It's been another hard week. I have fallen behind in my reading, and this fact reminds me that I have been allowing life's temporal issues to crowd out that which is the foundation of my life. Without repairing the foundation, how can I hope to persist? Time to get serious again.
So, I am writing in arrears, a bit. This NT discussion is from the 3/18/10 reading, Luke 3:8.
"Prove by the way you live that you have really turned from your sins and turned to God."
This is a quote concerning the teaching of John the Baptist. John goes on to say that the people of Israel should not just say they are saved because they are descendents of Abraham. In effect, John is saying that actions speak louder than words. It is by our acts that we are judged, and our salvation is therefore not assured simply because we belong to a certain genetic offshoot. Our actions are in our control, and how we control those actions affects our salvation.
This has personal ramifications in my life currently. I have finally decided to get baptized. I had held off on baptism for a long time, even though I believe in Jesus, and profess to be a Christian. I grew up in Nashville, surrounded by these odd people I knew as Christians, and often seeing very un-Christ like behavior relative to the church. All my life, I met "legalists" who behaved any way they wanted because they were "saved." I started going to a church where the pastor worshipped the non-legalism of Christ's teachings, partly because legalism breeds sectarianism, excluding people from the community of faith. As he was a non-legalist, I had a hard time reconciling the legalistic point of view of the church that one had to be baptized in order to be saved. If I wanted to discuss the wonderful non-legalism of Christ with others, as a way of bringing them to God, would I appear to be a hypocrite by teaching non-legalism, yet having done something as legalistic as baptism was described to me?
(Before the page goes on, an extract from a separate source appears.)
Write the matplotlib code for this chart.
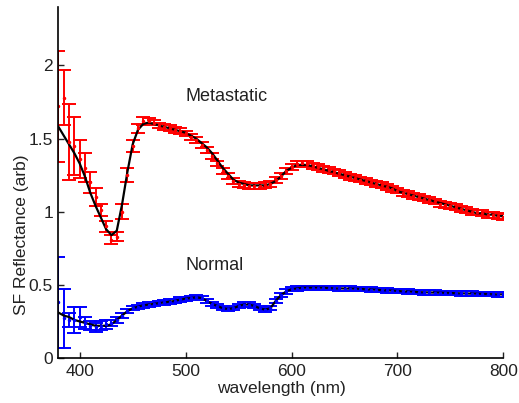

So, I felt baptized in my heart and did not want to pursue the legalistic sacrement of physical water baptism, as a way of pursuing a non-legalistic faith for myself. Following Christ has definitely changed me as a person. Praying, reading, eschewing temporal things in favor of spiritual realities, have all changed me from the horrid person I was. It has taken me a long time to consider water baptism, but now it is starting to feel right, because it will be an expression of faith rather than a response to a legalistic recipe on "how to be the right kind of Christian."
So, I went to my first baptism class, and now I am relatively worried about it again. I was told about the "reasons for baptism" coming from Acts, and Peter's instructions at the Pentecost. It was described to me in very concrete-operational, legalistic terms. And then I was instructed that if I didn't behave right after I was done, then Hell was my destination.
So, I finally come to an understanding of the process of faith, and John's perspective on right actions and non-legalism, even while he was baptizing people, and I then get instructed on baptism in a highly legalistic manner.
At this point, my desire to be baptized remains, but it remains secondary to the common sense, anti-legalist stance of the main hero of baptism in the NT, John the Baptist. His approach to baptism was an anti-legalistic stance against people who thought they were saved by genetics and following the rules. He preached that it is in the way you live that salvation arises. Similarly, Jesus quotes Hosea 6:6 to counter the Phariseeical legalism of His day. I wish that churches could extend the anti-legalist interpretation of baptism also. It would definitely have helped me.